While some band onstage tuned its instruments, he leaned closer and asked, "What the hell is up, Dave? Some shit happen at work?"
David wanted to say, Hey, Neal. You know my current job? The one where I told you I do heavy lifting for a temp agency, except I work odd hours and come home with bruises or tracking slime or smelling of unidentified chemicals? I've been lying to you all this time: I'm actually the protégé of a freelance superhero. And you know how my boss is clean-living, perpetually-optimistic and old-fashioned despite looking like a college freshman? Well, I accidentally got him pregnant by carelessly shooting at a mad doctor's plasma ray, except he's all aw shucks goshdarned understanding about the whole thing and very firmly told me to go home and stop worrying. Unfortunately, I can't stop thinking about it, thinking about him and wondering about where he lives and what he's doing right now, if he's having an extra glass of milk to cheer himself up, or if he's permanently disabling my gun so I won't shoot at something I'm not supposed to ever again. I don't know if he's got anyone other than our robotic assistant Ida to be with him right now. I don't even know if he's OK.
But he replied, "Nah, I'm fine," and ignored Neal's unimpressed look for the rest of the (middling and derivative) set.
THE ALLEY BESIDE THE ILLEGAL SUBLET THAT DAVID SHARES WITH ANOTHER YOUNG, LACONIC MUSICIAN
SEVEN MONTHS AND TWENTY-NINE DAYS BEFORE DELIVERY
David wasn't sure what to expect when the Middlemobile rolled to a stop in front of him. It sure wasn't to Archie rolling down the window, beaming up at him and saying, "Hello, David. Ready to fight evil and pursue justice today?"
"Yes," said David, and got into the car. There was the customary paper cup of hot coffee on the passenger side cupholder, while a vaguely baguette-shaped bundle of napkins was stuck inside the driver's side one.
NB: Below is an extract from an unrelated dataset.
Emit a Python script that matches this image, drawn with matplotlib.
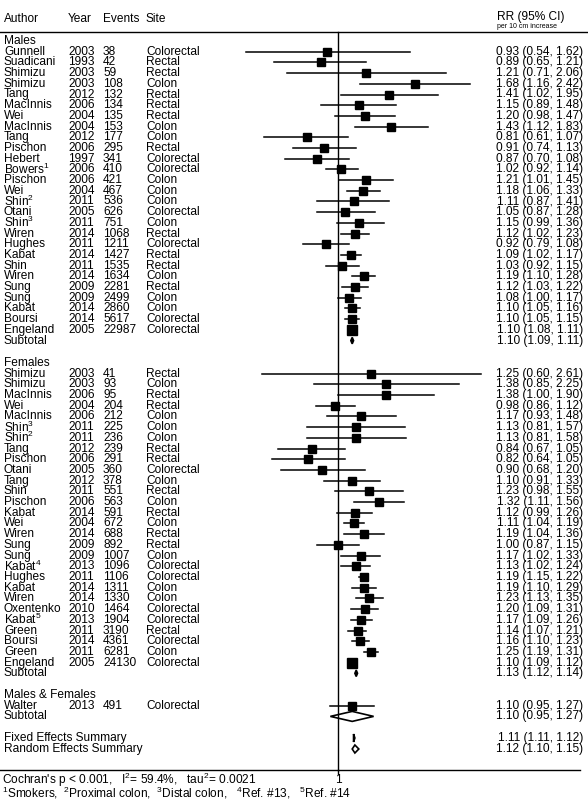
import numpy as np
import matplotlib.pyplot as plt
from matplotlib.patches import Polygon

plt.rcParams['font.family'] = ['Liberation Sans', 'DejaVu Sans']
plt.rcParams['mathtext.fontset'] = 'custom'
plt.rcParams['mathtext.rm'] = 'Liberation Sans'

# males
m_author = ['Gunnell', 'Suadicani', 'Shimizu', 'Shimizu', 'Tang', 'MacInnis', 'Wei', 'MacInnis', 'Tang',
            'Pischon', 'Hebert', 'Bowers$^{1}$', 'Pischon', 'Wei', 'Shin$^{2}$', 'Otani', 'Shin$^{3}$', 'Wiren',
            'Hughes', 'Kabat', 'Shin', 'Wiren', 'Sung', 'Sung', 'Kabat', 'Boursi', 'Engeland']
m_year = [2003, 1993, 2003, 2003, 2012, 2006, 2004, 2004, 2012, 2006, 1997, 2006, 2006, 2004, 2011, 2005,
          2011, 2014, 2011, 2014, 2011, 2014, 2009, 2009, 2014, 2014, 2005]
m_events = [38, 42, 59, 108, 132, 134, 135, 153, 177, 295, 341, 410, 421, 467, 536, 626, 751, 1068, 1211,
            1427, 1535, 1634, 2281, 2499, 2860, 5617, 22987]
m_site = ['Colorectal', 'Rectal', 'Rectal', 'Colon', 'Rectal', 'Rectal', 'Rectal', 'Colon', 'Colon', 'Rectal',
          'Colorectal', 'Colorectal', 'Colon', 'Colon', 'Colon', 'Colorectal', 'Colon', 'Rectal', 'Colorectal',
          'Rectal', 'Rectal', 'Colon', 'Rectal', 'Colon', 'Colon', 'Colorectal', 'Colorectal']
m_rr = [0.93, 0.89, 1.21, 1.68, 1.41, 1.15, 1.20, 1.43, 0.81, 0.91, 0.87, 1.02, 1.21, 1.18, 1.11, 1.05, 1.15,
        1.12, 0.92, 1.09, 1.03, 1.19, 1.12, 1.08, 1.10, 1.10, 1.10]
m_lo = [0.54, 0.65, 0.71, 1.16, 1.02, 0.89, 0.98, 1.12, 0.61, 0.74, 0.70, 0.92, 1.01, 1.06, 0.87, 0.87, 0.99,
        1.02, 0.79, 1.02, 0.92, 1.10, 1.03, 1.00, 1.05, 1.05, 1.08]
m_hi = [1.62, 1.21, 2.06, 2.42, 1.95, 1.48, 1.47, 1.83, 1.07, 1.13, 1.08, 1.14, 1.45, 1.33, 1.41, 1.28, 1.36,
        1.23, 1.08, 1.17, 1.15, 1.28, 1.22, 1.17, 1.16, 1.15, 1.11]
m_sub = (1.10, 1.09, 1.11)

# females
f_author = ['Shimizu', 'Shimizu', 'MacInnis', 'Wei', 'MacInnis', 'Shin$^{3}$', 'Shin$^{2}$', 'Tang', 'Pischon',
            'Otani', 'Tang', 'Shin', 'Pischon', 'Kabat', 'Wei', 'Wiren', 'Sung', 'Sung', 'Kabat$^{4}$', 'Hughes',
            'Kabat', 'Wiren', 'Oxentenko', 'Kabat$^{5}$', 'Green', 'Boursi', 'Green', 'Engeland']
f_year = [2003, 2003, 2006, 2004, 2006, 2011, 2011, 2012, 2006, 2005, 2012, 2011, 2006, 2014, 2004, 2014,
          2009, 2009, 2013, 2011, 2014, 2014, 2010, 2013, 2011, 2014, 2011, 2005]
f_events = [41, 93, 95, 204, 212, 225, 236, 239, 291, 360, 378, 551, 563, 591, 672, 688, 892, 1007, 1096,
            1106, 1311, 1330, 1464, 1904, 3190, 4361, 6281, 24130]
f_site = ['Rectal', 'Colon', 'Rectal', 'Rectal', 'Colon', 'Colon', 'Colon', 'Rectal', 'Rectal', 'Colorectal',
          'Colon', 'Rectal', 'Colon', 'Rectal', 'Colon', 'Rectal', 'Rectal', 'Colon', 'Colorectal', 'Colorectal',
          'Colon', 'Colon', 'Colorectal', 'Colorectal', 'Rectal', 'Colorectal', 'Colon', 'Colorectal']
f_rr = [1.25, 1.38, 1.38, 0.98, 1.17, 1.13, 1.13, 0.84, 0.82, 0.90, 1.10, 1.23, 1.32, 1.12, 1.11, 1.19, 1.00,
        1.17, 1.13, 1.19, 1.19, 1.23, 1.20, 1.17, 1.14, 1.16, 1.25, 1.10]
f_lo = [0.60, 0.85, 1.00, 0.86, 0.93, 0.81, 0.81, 0.67, 0.64, 0.68, 0.91, 0.98, 1.11, 0.99, 1.04, 1.04, 0.87,
        1.02, 1.02, 1.15, 1.10, 1.13, 1.09, 1.09, 1.07, 1.10, 1.19, 1.09]
f_hi = [2.61, 2.25, 1.90, 1.12, 1.48, 1.57, 1.58, 1.05, 1.05, 1.20, 1.33, 1.55, 1.56, 1.26, 1.19, 1.36, 1.15,
        1.33, 1.24, 1.22, 1.29, 1.35, 1.31, 1.26, 1.21, 1.23, 1.31, 1.12]
f_sub = (1.13, 1.12, 1.14)

# males & females
b_author = ['Walter']
b_year = [2013]
b_events = [491]
b_site = ['Colorectal']
b_rr, b_lo, b_hi = [1.10], [0.95], [1.27]
b_sub = (1.10, 0.95, 1.27)

fixed = (1.11, 1.11, 1.12)
rand = (1.12, 1.10, 1.15)

fig = plt.figure(figsize=(5.88, 8), dpi=100)
tx = fig.add_axes([0, 0, 1, 1])
tx.set_xlim(0, 588)
tx.set_ylim(800, 0)
tx.axis('off')
fx = fig.add_axes([200 / 588, 0, 290 / 588, 1])
fx.set_xscale('log')
fx.set_xlim(np.exp((200 - 338) / 149), np.exp((490 - 338) / 149))
fx.set_ylim(800, 0)
fx.axis('off')

fs = 8.6
step = 10.7
cols = [4, 68, 103, 146]
headers = ['Author', 'Year', 'Events', 'Site']


def fmt(r, lo, hi):
    return f'{r:.2f} ({lo:.2f}, {hi:.2f})'


def row_text(y, items):
    for x, s in zip(cols, items):
        tx.text(x, y, s, fontsize=fs, va='center', ha='left')


def diamond(y, r, lo, hi, h=3.2, fill='black'):
    pts = [(lo, y), (r, y - h), (hi, y), (r, y + h)]
    fx.add_patch(Polygon(pts, closed=True, facecolor=fill, edgecolor='black', lw=1.2))
    tx.text(583, y, fmt(r, lo, hi), fontsize=fs, va='center', ha='right')


def group(y0, authors, years, events, sites, rr, lo, hi):
    y = y0
    for a, yr, ev, s, r, l, h in zip(authors, years, events, sites, rr, lo, hi):
        row_text(y, [a, str(yr), str(ev), s])
        fx.plot([l, h], [y, y], color='black', lw=1.1)
        ms = 4.5 + 0.5 * np.log10(ev)
        fx.plot([r], [y], marker='s', color='black', ms=ms)
        tx.text(583, y, fmt(r, l, h), fontsize=fs, va='center', ha='right')
        y += step
    return y


# header
for x, s in zip(cols, headers):
    tx.text(x, 19, s, fontsize=fs, va='center')
tx.text(497, 17, 'RR (95% CI)', fontsize=fs, va='center')
tx.text(497, 26, 'per 10 cm increase', fontsize=5, va='center')
tx.plot([0, 588], [32, 32], color='black', lw=1)

tx.text(4, 41, 'Males', fontsize=fs, va='center')
y = group(41 + step, m_author, m_year, m_events, m_site, m_rr, m_lo, m_hi)
tx.text(4, y, 'Subtotal', fontsize=fs, va='center')
diamond(y, *m_sub)

tx.text(4, 363, 'Females', fontsize=fs, va='center')
y = group(363 + step, f_author, f_year, f_events, f_site, f_rr, f_lo, f_hi)
tx.text(4, y, 'Subtotal', fontsize=fs, va='center')
diamond(y, *f_sub)

tx.text(4, 695, 'Males & Females', fontsize=fs, va='center')
y = group(695 + step, b_author, b_year, b_events, b_site, b_rr, b_lo, b_hi)
tx.text(4, y, 'Subtotal', fontsize=fs, va='center')
diamond(y, *b_sub, h=5, fill='white')

tx.text(4, 738, 'Fixed Effects Summary', fontsize=fs, va='center')
diamond(738, *fixed, h=4)
tx.text(4, 749, 'Random Effects Summary', fontsize=fs, va='center')
diamond(749, *rand, h=4, fill='white')

# reference line and axis
fx.plot([1, 1], [32, 770], color='black', lw=1)
tx.plot([0, 580], [770, 770], color='black', lw=1)
tx.plot([338, 338], [770, 774], color='black', lw=1)
tx.text(338, 780, '1', fontsize=fs, ha='center', va='center')
tx.text(2, 780, "Cochran's p < 0.001,   I$^{2}$= 59.4%,   tau$^{2}$= 0.0021", fontsize=fs, va='center')
tx.text(2, 793, '$^{1}$Smokers,  $^{2}$Proximal colon,  $^{3}$Distal colon,   $^{4}$Ref. #13,   $^{5}$Ref. #14',
        fontsize=fs, va='center')

fig.savefig('out.png', dpi=100)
This all seemed eerily normal.
The way Archie was briefing him about the current situation was normal too, insofar as anything involving a nefarious plan that involved otters with lasers strapped to their backs could be considered normal. Archie's driving was also (boringly) safe as usual.
So: not talking about the whole pregnancy business. David could deal with that. He drank his coffee and nodded in appropriate places to show he was paying attention to Archie's narrative, managing not to spill anything when the glove compartment spat out a stack of case-relevant folders.
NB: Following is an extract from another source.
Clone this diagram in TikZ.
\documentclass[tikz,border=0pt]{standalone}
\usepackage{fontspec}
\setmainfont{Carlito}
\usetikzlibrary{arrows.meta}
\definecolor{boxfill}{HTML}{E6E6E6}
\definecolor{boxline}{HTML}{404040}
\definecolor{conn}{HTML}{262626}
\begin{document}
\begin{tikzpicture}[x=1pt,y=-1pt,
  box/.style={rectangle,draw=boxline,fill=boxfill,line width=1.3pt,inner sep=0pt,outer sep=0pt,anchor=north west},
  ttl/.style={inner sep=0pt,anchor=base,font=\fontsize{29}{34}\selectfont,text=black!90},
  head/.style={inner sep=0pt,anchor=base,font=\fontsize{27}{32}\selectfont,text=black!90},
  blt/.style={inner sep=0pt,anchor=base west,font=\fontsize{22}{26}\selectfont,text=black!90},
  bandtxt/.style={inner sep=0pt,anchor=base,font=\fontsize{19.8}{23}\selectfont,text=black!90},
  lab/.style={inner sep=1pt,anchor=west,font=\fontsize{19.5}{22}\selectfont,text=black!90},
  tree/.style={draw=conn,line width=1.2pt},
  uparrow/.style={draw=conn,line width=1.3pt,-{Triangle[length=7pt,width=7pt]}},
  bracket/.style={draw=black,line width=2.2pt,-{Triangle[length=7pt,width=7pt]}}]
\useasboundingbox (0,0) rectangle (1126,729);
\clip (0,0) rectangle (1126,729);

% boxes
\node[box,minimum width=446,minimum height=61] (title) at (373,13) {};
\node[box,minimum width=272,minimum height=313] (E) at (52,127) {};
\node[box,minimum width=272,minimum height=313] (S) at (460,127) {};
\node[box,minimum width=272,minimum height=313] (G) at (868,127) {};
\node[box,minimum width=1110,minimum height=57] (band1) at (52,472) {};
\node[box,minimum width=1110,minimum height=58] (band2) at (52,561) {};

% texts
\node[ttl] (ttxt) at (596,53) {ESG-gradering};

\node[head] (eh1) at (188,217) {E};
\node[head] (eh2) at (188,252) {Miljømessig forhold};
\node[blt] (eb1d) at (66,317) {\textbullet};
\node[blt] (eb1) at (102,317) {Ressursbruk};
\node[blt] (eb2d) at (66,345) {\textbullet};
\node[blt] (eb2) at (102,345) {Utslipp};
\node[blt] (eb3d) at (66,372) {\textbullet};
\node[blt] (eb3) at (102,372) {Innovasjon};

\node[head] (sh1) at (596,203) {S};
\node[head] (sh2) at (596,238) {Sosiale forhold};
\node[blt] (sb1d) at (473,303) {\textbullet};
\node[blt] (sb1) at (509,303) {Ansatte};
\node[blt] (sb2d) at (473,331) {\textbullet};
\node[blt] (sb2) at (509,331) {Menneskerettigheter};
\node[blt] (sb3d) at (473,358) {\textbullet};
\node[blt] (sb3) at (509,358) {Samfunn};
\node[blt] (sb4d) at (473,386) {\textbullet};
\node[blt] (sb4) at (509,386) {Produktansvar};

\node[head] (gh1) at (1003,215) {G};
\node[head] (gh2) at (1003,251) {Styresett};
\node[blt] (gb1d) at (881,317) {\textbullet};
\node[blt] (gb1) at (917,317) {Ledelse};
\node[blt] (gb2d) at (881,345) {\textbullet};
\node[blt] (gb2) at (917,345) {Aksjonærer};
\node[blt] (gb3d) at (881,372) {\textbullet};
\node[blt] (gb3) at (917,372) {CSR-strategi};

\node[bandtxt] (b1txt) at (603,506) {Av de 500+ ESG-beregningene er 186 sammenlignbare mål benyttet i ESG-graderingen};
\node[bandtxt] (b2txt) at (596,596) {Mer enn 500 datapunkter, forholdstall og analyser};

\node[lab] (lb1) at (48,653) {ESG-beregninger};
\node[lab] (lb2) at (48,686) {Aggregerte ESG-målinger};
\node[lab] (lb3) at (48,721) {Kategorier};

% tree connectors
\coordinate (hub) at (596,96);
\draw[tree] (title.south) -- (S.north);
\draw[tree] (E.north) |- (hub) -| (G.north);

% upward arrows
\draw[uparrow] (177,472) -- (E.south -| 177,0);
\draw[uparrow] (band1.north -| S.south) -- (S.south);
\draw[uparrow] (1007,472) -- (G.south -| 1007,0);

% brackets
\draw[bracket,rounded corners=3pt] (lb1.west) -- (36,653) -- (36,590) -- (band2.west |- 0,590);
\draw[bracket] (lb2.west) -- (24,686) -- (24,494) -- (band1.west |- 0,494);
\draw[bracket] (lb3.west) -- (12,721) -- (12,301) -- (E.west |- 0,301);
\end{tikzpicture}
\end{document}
He set the cup aside and started rifling through the research Ida provided. "An exploratory study into the probability of attack by rabid sea otters," he read from one of the printouts, eyebrows arched. "That could be useful. I think."
There was, huh, a thin green folder wedged between a monograph on laser-equipped mammals in history and a diagram of otter anatomy. Case folders, David knew, were all brown and had the Middleman logo embossed on the front. He snuck a glance at Archie, who had moved on to brainstorming with Ida about possible suspects, and peered at green folder's contents.
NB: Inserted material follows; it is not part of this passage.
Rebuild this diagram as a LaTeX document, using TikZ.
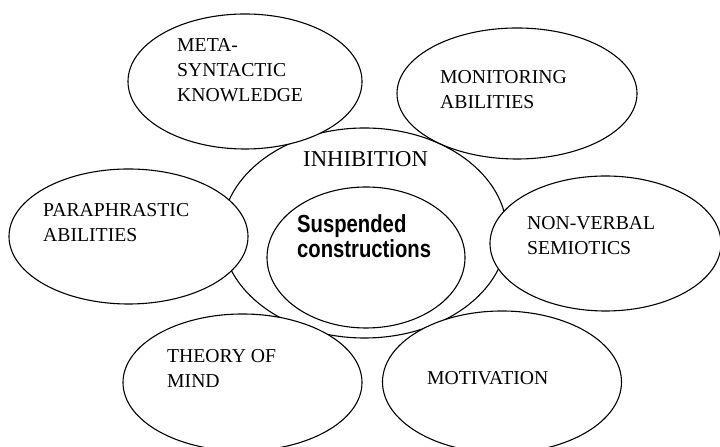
\documentclass[tikz,border=0pt]{standalone}
\usepackage{fontspec}
\setmainfont{Liberation Serif}
\newfontfamily\boldsans[FakeStretch=0.82]{Liberation Sans}
\usetikzlibrary{shapes.geometric}

\begin{document}
\begin{tikzpicture}[x=1bp,y=1bp,
    bubble/.style={draw,ellipse,fill=white,line width=1.1bp,inner sep=0pt},
    lbl/.style={anchor=base west,align=left,inner sep=0pt,
        font=\fontsize{19.7bp}{25bp}\selectfont}]
    \useasboundingbox (0,0) rectangle (720,447);
    \node[bubble,minimum width=285bp,minimum height=210bp] (inhib) at (364.5,214) {};
    \node[bubble,minimum width=198bp,minimum height=141bp] (susp) at (366,189.5) {};
    \node[bubble,minimum width=234bp,minimum height=135bp] (meta) at (245,365.5) {};
    \node[bubble,minimum width=240bp,minimum height=131bp] (monitor) at (517,353.5) {};
    \node[bubble,minimum width=239bp,minimum height=135bp] (para) at (128.5,210.5) {};
    \node[bubble,minimum width=231bp,minimum height=135bp] (nonverb) at (605.5,203.5) {};
    \node[bubble,minimum width=239bp,minimum height=137bp] (theory) at (242.5,64.5) {};
    \node[bubble,minimum width=239bp,minimum height=142bp] (motiv) at (502,65) {};
    \node[lbl,font=\fontsize{22.7bp}{25bp}\selectfont] (inhibtxt) at (303,280.5) {INHIBITION};
    \node[lbl,font=\boldsans\bfseries\fontsize{24.7bp}{25bp}\selectfont] (susptxt) at (297,189) {Suspended\\constructions};
    \node[lbl] (metatxt) at (177,345) {META-\\SYNTACTIC\\KNOWLEDGE};
    \node[lbl] (monitortxt) at (440,338) {MONITORING\\ABILITIES};
    \node[lbl] (paratxt) at (43,205) {PARAPHRASTIC\\ABILITIES};
    \node[lbl] (nonverbtxt) at (527,192) {NON-VERBAL\\SEMIOTICS};
    \node[lbl] (theorytxt) at (167,59) {THEORY OF\\MIND};
    \node[lbl] (motivtxt) at (427,62) {MOTIVATION};
\end{tikzpicture}
\end{document}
It was a set of papers on the "Initiation of Code 73 Subsection G for the Middleman". Science-y stuff, mostly: electrocardiogram readings that he'd remembered Ida had taken, images with blobby spots that Archie and Ida'd gone "hmm" at deeply, a comparative line graph of hormone levels in Archie's blood over the last three years. But there was also a crisp white slip of paper at the very back on which was printed-
"It's for your information," Archie said, pulling David away from his examination. Not looking at him, Archie explained, "I want you to know so there won't be any, um, more surprises. Ida calculated the date of delivery using a truly fascinating equation that involved-"
"I'm sure it was," David replied quickly to stem the flow of too much information. He raised the folder in a mini-salute. "I'll keep this safe. Now, about those otters…"
Of course, the whole thing turned out to be the brainchild of a television personality with more cash and fondness for fish-eating mammals than sense. Of course.